I'm suggesting that while LLMs are bounded by physical reality, that you actually don't know what that bound is. Just a few years ago we would have thought it a fantasy to have a conversational model run on a phone.
Even if you could compute it now, that would still be tied to current architectures. With appropriate incentives, we'll continue developing hardware to make these models more efficient to execute. It's very likely that you'll be able to run a Fable caliber coding model on your phone in the next five years.
>This matters because unlike cars LLMs are only doing stuff we can already do using our brains, just several orders of magnitudes less efficiently. Cars can at least take us distances we would never be able to using our muscles.
But that's not largely true of cars. The majority of trips are five miles or less and could easily be replaced with a bicycle. While I might personally use a bicycle, the majority choose a car to save a bit of time and effort.
So, please continue to enjoy your car, and I will continue to enjoy ready access to an LLM for a variety of other tasks. My inference energy costs are almost certainly less than your vehicle usage. ;)
OK then - do it, faster.
> You can take comfort in the fact that a few months later some[...] developer can [solve] the same problem [using your work]
Isn't that what collaboration and sharing software is supposed to be all about?
On the other hand: "Stop trying to make 'clanker' happen! It's not going to happen!"
"AI slop" caught on but "clanker" did not.

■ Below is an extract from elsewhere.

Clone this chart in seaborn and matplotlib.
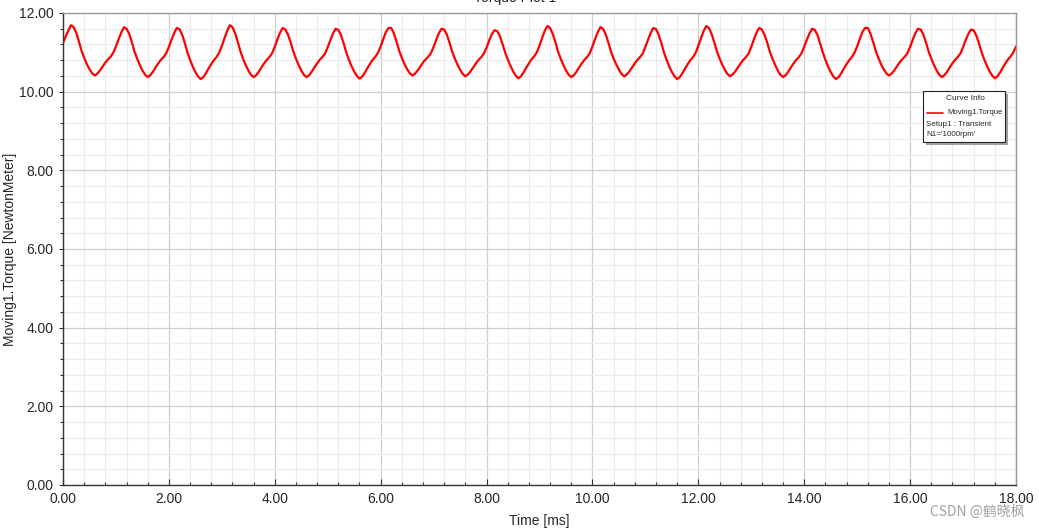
import numpy as np
import matplotlib
matplotlib.use("Agg")
import matplotlib.pyplot as plt
from matplotlib.patches import Rectangle
from matplotlib.lines import Line2D
from matplotlib.ticker import MultipleLocator, FormatStrFormatter
import seaborn as sns

# Moving1.Torque [NewtonMeter], sampled every 0.05 ms from 0 to 18 ms
time_step = 0.05
torque = [
    11.24, 11.40, 11.55, 11.69, 11.64, 11.50, 11.28, 11.04, 10.86, 10.70, 10.57, 10.47, 10.41, 10.46, 10.54, 10.64, 10.74, 10.82, 10.89, 10.99,
    11.15, 11.33, 11.50, 11.64, 11.60, 11.47, 11.26, 11.02, 10.84, 10.68, 10.54, 10.43, 10.37, 10.42, 10.51, 10.62, 10.72, 10.81, 10.88, 10.98,
    11.14, 11.32, 11.49, 11.62, 11.59, 11.45, 11.24, 11.00, 10.81, 10.64, 10.50, 10.39, 10.32, 10.37, 10.47, 10.59, 10.70, 10.80, 10.88, 10.99,
    11.16, 11.36, 11.54, 11.69, 11.64, 11.49, 11.27, 11.03, 10.84, 10.68, 10.54, 10.43, 10.37, 10.42, 10.51, 10.62, 10.72, 10.81, 10.88, 10.98,
    11.14, 11.33, 11.50, 11.62, 11.58, 11.45, 11.25, 11.02, 10.84, 10.68, 10.54, 10.43, 10.37, 10.42, 10.51, 10.62, 10.72, 10.81, 10.88, 10.97,
    11.13, 11.31, 11.48, 11.60, 11.57, 11.44, 11.23, 11.00, 10.81, 10.65, 10.51, 10.40, 10.33, 10.38, 10.48, 10.60, 10.71, 10.81, 10.89, 10.99,
    11.15, 11.34, 11.52, 11.62, 11.62, 11.48, 11.27, 11.04, 10.86, 10.70, 10.57, 10.47, 10.41, 10.46, 10.54, 10.64, 10.74, 10.82, 10.89, 10.98,
    11.14, 11.32, 11.49, 11.60, 11.58, 11.45, 11.25, 11.02, 10.84, 10.69, 10.56, 10.45, 10.39, 10.44, 10.52, 10.62, 10.72, 10.81, 10.88, 10.97,
    11.12, 11.30, 11.46, 11.56, 11.54, 11.42, 11.22, 11.00, 10.82, 10.66, 10.52, 10.41, 10.34, 10.39, 10.49, 10.61, 10.72, 10.82, 10.90, 11.00,
    11.17, 11.37, 11.55, 11.67, 11.62, 11.47, 11.26, 11.02, 10.84, 10.68, 10.54, 10.43, 10.37, 10.42, 10.51, 10.62, 10.72, 10.81, 10.88, 10.98,
    11.15, 11.34, 11.51, 11.64, 11.60, 11.46, 11.25, 11.02, 10.84, 10.69, 10.56, 10.45, 10.39, 10.44, 10.52, 10.62, 10.72, 10.81, 10.88, 10.97,
    11.14, 11.32, 11.49, 11.62, 11.59, 11.45, 11.24, 11.00, 10.81, 10.64, 10.50, 10.39, 10.32, 10.37, 10.47, 10.59, 10.70, 10.80, 10.88, 10.99,
    11.17, 11.36, 11.54, 11.67, 11.62, 11.47, 11.26, 11.03, 10.85, 10.69, 10.56, 10.45, 10.39, 10.44, 10.52, 10.62, 10.72, 10.81, 10.88, 10.97,
    11.14, 11.33, 11.50, 11.62, 11.58, 11.45, 11.25, 11.02, 10.84, 10.68, 10.54, 10.43, 10.37, 10.42, 10.51, 10.62, 10.72, 10.81, 10.88, 10.98,
    11.14, 11.32, 11.48, 11.60, 11.57, 11.44, 11.23, 11.00, 10.81, 10.64, 10.50, 10.39, 10.32, 10.37, 10.47, 10.59, 10.70, 10.80, 10.88, 10.99,
    11.15, 11.34, 11.52, 11.62, 11.62, 11.48, 11.27, 11.04, 10.86, 10.70, 10.57, 10.47, 10.41, 10.46, 10.54, 10.64, 10.74, 10.82, 10.89, 10.98,
    11.14, 11.32, 11.49, 11.60, 11.58, 11.45, 11.25, 11.02, 10.84, 10.68, 10.54, 10.43, 10.37, 10.42, 10.51, 10.62, 10.72, 10.81, 10.88, 10.97,
    11.13, 11.31, 11.47, 11.58, 11.56, 11.43, 11.23, 11.00, 10.82, 10.66, 10.52, 10.41, 10.34, 10.39, 10.49, 10.61, 10.72, 10.82, 10.90, 11.00,
    11.15,
]
time_ms = np.arange(len(torque)) * time_step

curve_name = "Moving1.Torque"
curve_info = ["Setup1 : Transient", "N1='1000rpm'"]

sns.set_style("white")
plt.rcParams['font.family'] = ['Liberation Sans', 'DejaVu Sans']

fig = plt.figure(figsize=(10.39, 5.29), dpi=100)
ax = fig.add_axes([63 / 1039, 1 - 485 / 529, 953 / 1039, 472 / 529])

sns.lineplot(x=time_ms, y=torque, ax=ax, color='#ff0000', linewidth=1.6, legend=False)

ax.set_xlim(0, 18)
ax.set_ylim(0, 12)
ax.xaxis.set_major_locator(MultipleLocator(2))
ax.xaxis.set_minor_locator(MultipleLocator(0.4))
ax.yaxis.set_major_locator(MultipleLocator(2))
ax.yaxis.set_minor_locator(MultipleLocator(0.4))
ax.xaxis.set_major_formatter(FormatStrFormatter('%.2f'))
ax.yaxis.set_major_formatter(FormatStrFormatter('%.2f'))

ax.grid(True, which='major', color='#cfcfcf', linewidth=0.9)
ax.grid(True, which='minor', color='#ebebeb', linewidth=0.8)
ax.set_axisbelow(True)

ax.tick_params(axis='x', which='major', direction='in', length=4, width=0.8,
               color='#333333', labelsize=10, pad=5, bottom=True)
ax.tick_params(axis='x', which='minor', direction='in', length=2.5, width=0.8,
               color='#333333', bottom=True)
ax.tick_params(axis='y', which='major', direction='out', length=3, width=0.8,
               color='#333333', labelsize=10, pad=4, left=True)
ax.tick_params(axis='y', which='minor', direction='out', length=2, width=0.8,
               color='#333333', left=True)

for side in ['left', 'bottom']:
    ax.spines[side].set_color('#333333')
    ax.spines[side].set_linewidth(1.0)
for side in ['top', 'right']:
    ax.spines[side].set_color('#9a9a9a')
    ax.spines[side].set_linewidth(1.0)

ax.set_xlabel("Time [ms]", fontsize=10, labelpad=6)
ax.set_ylabel("Moving1.Torque [NewtonMeter]", fontsize=10)
ax.yaxis.set_label_coords(-46 / 953, 0.5)

# plot title, cut by the top edge as in the source screenshot
fig.text(515 / 1039, 1 + 2 / 529, "Torque Plot 1", ha='center', va='center', fontsize=10, color='#222222')

# "Curve Info" box
def ax_xy(px, py):
    return (px - 63) / 953, (485 - py) / 472

x0, y0 = ax_xy(923, 142)
x1, y1 = ax_xy(1005, 91)
sx, sy = 3 / 953, 3 / 472
ax.add_patch(Rectangle((x0 + sx, y0 - sy), x1 - x0, y1 - y0, transform=ax.transAxes,
                       facecolor='#a0a0a0', edgecolor='none', zorder=5, clip_on=False))
ax.add_patch(Rectangle((x0, y0), x1 - x0, y1 - y0, transform=ax.transAxes,
                       facecolor='white', edgecolor='#222222', linewidth=0.8, zorder=6, clip_on=False))
tx, ty = ax_xy(965, 99)
ax.text(tx, ty, "Curve Info", transform=ax.transAxes, ha='center', va='center', fontsize=6, zorder=7)
lx0, ly = ax_xy(927, 113)
lx1, _ = ax_xy(943, 113)
ax.add_line(Line2D([lx0, lx1], [ly, ly], transform=ax.transAxes, color='#ff0000', linewidth=1.2, zorder=7))
nx, _ = ax_xy(1003, 113)
ax.text(nx, ly, curve_name, transform=ax.transAxes, ha='right', va='center', fontsize=5.6, zorder=7)
for i, line in enumerate(curve_info):
    ix, iy = ax_xy(926, 124 + i * 11)
    ax.text(ix, iy, line, transform=ax.transAxes, ha='left', va='center', fontsize=5.8, zorder=7)

# watermark
fig.text(1024 / 1039, 1 - 512 / 529, "CSDN @鹤晓枫", ha='right', va='center', fontsize=10,
         color='#a0a0a0', family=['Noto Sans CJK SC', 'DejaVu Sans'])

fig.savefig("out.png", dpi=100)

It caught on, sure, but not exactly in the way I expected. The wild popularity of "slop" as a term for AI eventually gave way to the genericization of the word "slop" to mean "content of low quality, regardless of source", and is seemingly being used as just a derogatory term for anything that people dislike (particularly by folks in left leaning communities). For example, I've seen people refer to (clearly human written) commentary from some political commentators as "slop".
You comment kind of reinforces the idea by the fact that you have to now say "AI slop" specifically to disambiguate it. It's kind of a fascinating little turn.
The earliest OED2 citation of "slop" for the sense "figurative. Nonsense, rubbish; insolence" is 1952. Slop was slop long before "AI slop" was coined, and AI slop is slop from an AI.
We're a society built by thought and good-will engagement. We won't get out of our "rules for thee" with less thought and less good-will engagement.